The tour, offered on Thursday mornings from 9:30 am to noon, begins at Mercantile and Mash, with a light breakfast snack of Benne wafers, cheese grits (using grits from Anson Mills, known for cultivating heirloom grains) and a slice of a cinnamon bun, along with coffee or tea. The location is a nice nod to the late, lamented Johnson & Wales culinary school, which was housed at the Cigar Factory until it decamped for a nicer campus in Charlotte. Tour guides talk about the history of Lowcountry cuisine, including the debt it owes the African slaves, who combined ingredients from Spain, Britain and the French Huguenots with their own techniques and ingredients.

 

Tourists also will get a narrative about the local culinary celebrities whose cookbooks and wares can be purchased back at Mercantile & Mash at tour’s end, including award-winning Kelly Chu’s Cirsea ice cream, Carrie Morey’s Callie’s Hot Little Biscuits, and celebrity chef Nathalie Dupree, who will cook a private dinner in her home for up to 10 tourists if it is arranged in advance (that’s an extra charge).

 

A short walk to the Trident campus and your guests can have a tour of the 22,000 square foot culinary institute, with its industrial kitchens, huge mixers, massive ovens, and more steel than an operating room. If your friends are food geeks, this is the part of the tour that will make their little geeky hearts pitter-patter.

 

Chef Miles Huff, a culinary pro with the entertainment skills of a carnival barker, leads the tour and the cooking demonstration.

 

 

Recipes will change monthly to ensure that the freshest ingredients are used in the cooking demonstration, and Huff, along with a sous chef, Frances, cooks as he chatters about the culinary life in Charleston, as well as how he came to teach cooking (“I was in nursing school, but there weren’t enough happy endings in hospitals. I wanted fun, excitement, constant change, food, girls, and cold beer.”)
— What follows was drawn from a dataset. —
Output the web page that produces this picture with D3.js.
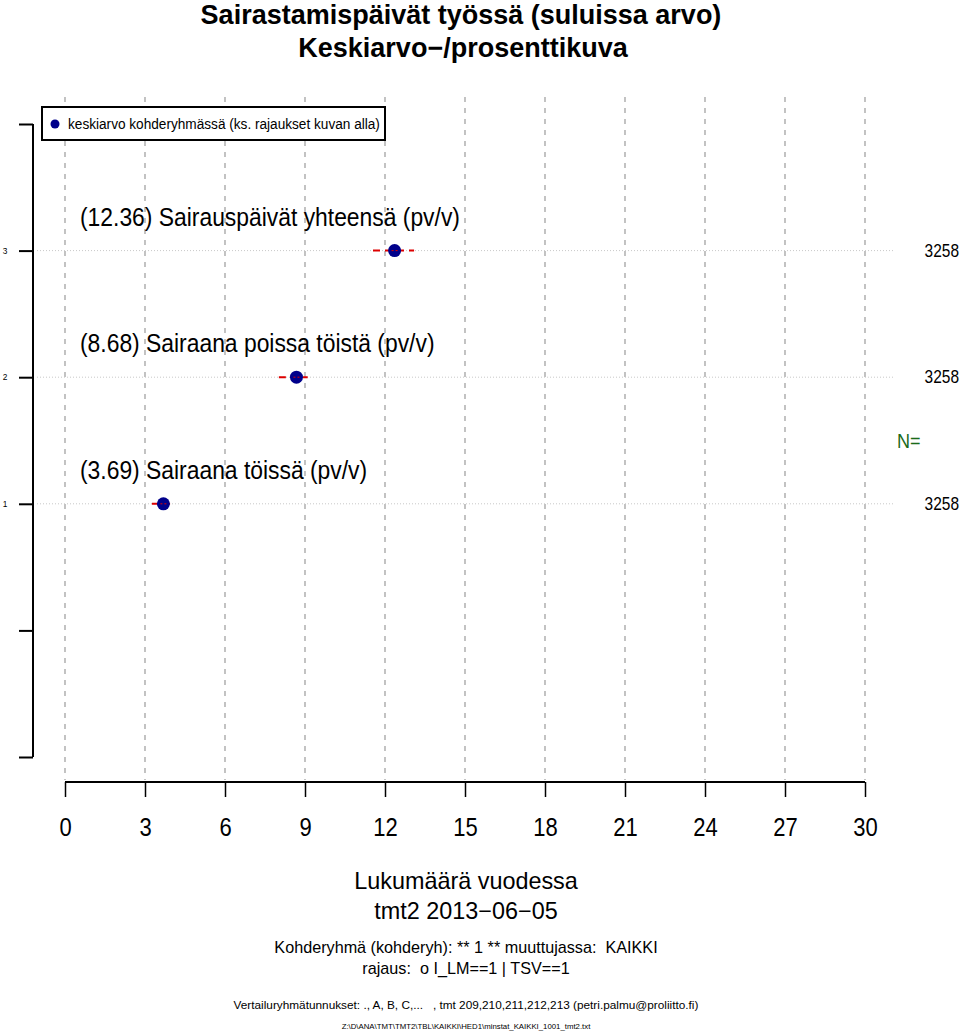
<!DOCTYPE html>
<html><head><meta charset="utf-8">
<script src="https://cdn.jsdelivr.net/npm/d3@7"></script>
<style>body{margin:0;background:#fff}svg{display:block}text{font-family:"Liberation Sans",Arial,sans-serif}</style>
</head><body><svg id="c" width="960" height="1031"></svg>
<script>
const labels = ["Sairaana töissä (pv/v)", "Sairaana poissa töistä (pv/v)", "Sairauspäivät yhteensä (pv/v)"];
const positions = [1, 2, 3];
const means = [3.69, 8.68, 12.36];
const lowers = [3.26, 8.02, 11.55];
const uppers = [3.94, 9.10, 13.09];
const counts = [3258, 3258, 3258];
const xTicks = [0, 3, 6, 9, 12, 15, 18, 21, 24, 27, 30];
const yTicks = [-1, 0, 1, 2, 3, 4];
const yLabels = [1, 2, 3];

const SX = 0.88; // slight horizontal condensing of the reference's text
const svg = d3.select("#c");
const x = d3.scaleLinear().domain([0, 30]).range([65, 865]);
const y = d3.scaleLinear().domain([-1, 4]).range([757, 124]);

function ctext(g, tx, ty, size, anchor) {
  return g.append("text").attr("transform", `translate(${tx},${ty}) scale(${SX},1)`)
    .attr("font-size", size).attr("text-anchor", anchor || "start");
}

// titles
svg.append("text").attr("x", 461).attr("y", 24).attr("text-anchor", "middle")
  .attr("font-size", 27).attr("font-weight", "bold").text("Sairastamispäivät työssä (suluissa arvo)");
svg.append("text").attr("x", 463).attr("y", 57).attr("text-anchor", "middle")
  .attr("font-size", 27).attr("font-weight", "bold").text("Keskiarvo\u2212/prosenttikuva");

// vertical grid
svg.append("g").selectAll("line").data(xTicks).join("line")
  .attr("x1", d => x(d)).attr("x2", d => x(d)).attr("y1", 97).attr("y2", 780)
  .attr("stroke", "#b4b4b4").attr("stroke-width", 1.6).attr("stroke-dasharray", "5,6");

// horizontal dotted lines
svg.append("g").selectAll("line").data(positions).join("line")
  .attr("x1", 37).attr("x2", 895).attr("y1", d => y(d)).attr("y2", d => y(d))
  .attr("stroke", "#c8c8c8").attr("stroke-width", 1).attr("stroke-dasharray", "1,2");

// x axis
const xa = svg.append("g").attr("transform", "translate(0,782)")
  .call(d3.axisBottom(x).tickValues(xTicks).tickSize(15).tickPadding(20));
xa.select(".domain").attr("stroke", "#000").attr("stroke-width", 2).attr("d", `M${x(0)},0H${x(30)}`);
xa.selectAll(".tick line").attr("stroke", "#000").attr("stroke-width", 1.5);
xa.selectAll(".tick text").attr("font-size", 25).attr("font-family", "Liberation Sans, Arial, sans-serif")
  .attr("fill", "#000").attr("dy", "0.75em").attr("y", 35).attr("transform", `scale(${SX},1)`);

// y axis
const ya = svg.append("g").attr("transform", "translate(33,0)")
  .call(d3.axisLeft(y).tickValues(yTicks).tickSize(14).tickFormat(""));
ya.select(".domain").attr("stroke", "#000").attr("stroke-width", 2).attr("d", `M0,${y(4)}V${y(-1)}`);
ya.selectAll(".tick line").attr("stroke", "#000").attr("stroke-width", 2);
yLabels.forEach(d => ctext(svg, 5, y(d) + 3, 9.5, "middle").text(d));

// legend
svg.append("rect").attr("x", 42).attr("y", 107).attr("width", 343).attr("height", 33)
  .attr("fill", "#fff").attr("stroke", "#000").attr("stroke-width", 2);
svg.append("circle").attr("cx", 55).attr("cy", 124).attr("r", 4.5).attr("fill", "#00008B");
ctext(svg, 68, 129, 15.5).text("keskiarvo kohderyhmässä (ks. rajaukset kuvan alla)");

// item labels
positions.forEach((d, i) => ctext(svg, 80, y(d) - 25, 26).text(`(${means[i].toFixed(2)}) ${labels[i]}`));

// error ranges
svg.append("g").selectAll("line").data(positions).join("line")
  .attr("x1", (d, i) => x(lowers[i])).attr("x2", (d, i) => x(uppers[i]))
  .attr("y1", d => y(d)).attr("y2", d => y(d))
  .attr("stroke", "#DD0000").attr("stroke-width", 2).attr("stroke-dasharray", "7,5");

// points
svg.append("g").selectAll("circle").data(positions).join("circle")
  .attr("cx", (d, i) => x(means[i])).attr("cy", d => y(d)).attr("r", 6.5)
  .attr("fill", "#00008B");
svg.append("g").selectAll("line").data(positions).join("line")
  .attr("x1", (d, i) => x(means[i]) - 3).attr("x2", (d, i) => x(means[i]) + 3)
  .attr("y1", d => y(d)).attr("y2", d => y(d))
  .attr("stroke", "#DD0000").attr("stroke-width", 1).attr("stroke-dasharray", "2,2");

// N values
ctext(svg, 897, 448, 20.5).attr("fill", "#1a6b1a").text("N=");
positions.forEach((d, i) => ctext(svg, 959, y(d) + 6, 17.6, "end").text(counts[i]));

// bottom texts
const bt = [
  ["Lukumäärä vuodessa", 889, 23.4],
  ["tmt2 2013\u221206\u221205", 919, 23.4],
  ["Kohderyhmä (kohderyh): ** 1 ** muuttujassa:  KAIKKI", 953, 16.2],
  ["rajaus:  o I_LM==1 | TSV==1", 974, 16.2],
  ["Vertailuryhmätunnukset: ., A, B, C,...   , tmt 209,210,211,212,213 (petri.palmu@proliitto.fi)", 1009, 11.8],
  ["Z:\\D\\ANA\\TMT\\TMT2\\TBL\\KAIKKI\\HED1\\minstat_KAIKKI_1001_tmt2.txt", 1029, 7.8]
];
svg.append("g").selectAll("text").data(bt).join("text")
  .attr("x", 466).attr("y", d => d[1]).attr("font-size", d => d[2]).attr("text-anchor", "middle")
  .attr("xml:space", "preserve").style("white-space", "pre").text(d => d[0]);
</script></body></html>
Today’s recipe is fried green tomatoes under lump blue crab meat topped by a creamy sauce made from the iconic Pimento Cheese and Duke’s Mayonnaise, as well as microgreens tossed in a drop of truffle oil.

 

 

“The trick,” Huff says, “is add some corn meal into the flour, about 40/60 corn meal to flour, so you get that crunch when you fry the tomatoes.”

He shares the kind of obscure foodie facts that your guests will drop into conversations long after they’ve left Charleston.

“The traditional round chef’s hat…did you know every pleat represents a different way you can cook eggs?”

 

 

Sous chef Frances nods in agreement. “101 ways,” she says.

 

The Taste of the Lowcountry Tour is $60 and can be reserved at bulldogtours.com. The company also offers five other culinary tours, including including a chef's kitchen tour, a dessert tour and a tour that highlights the trendy Upper King Street restaurants.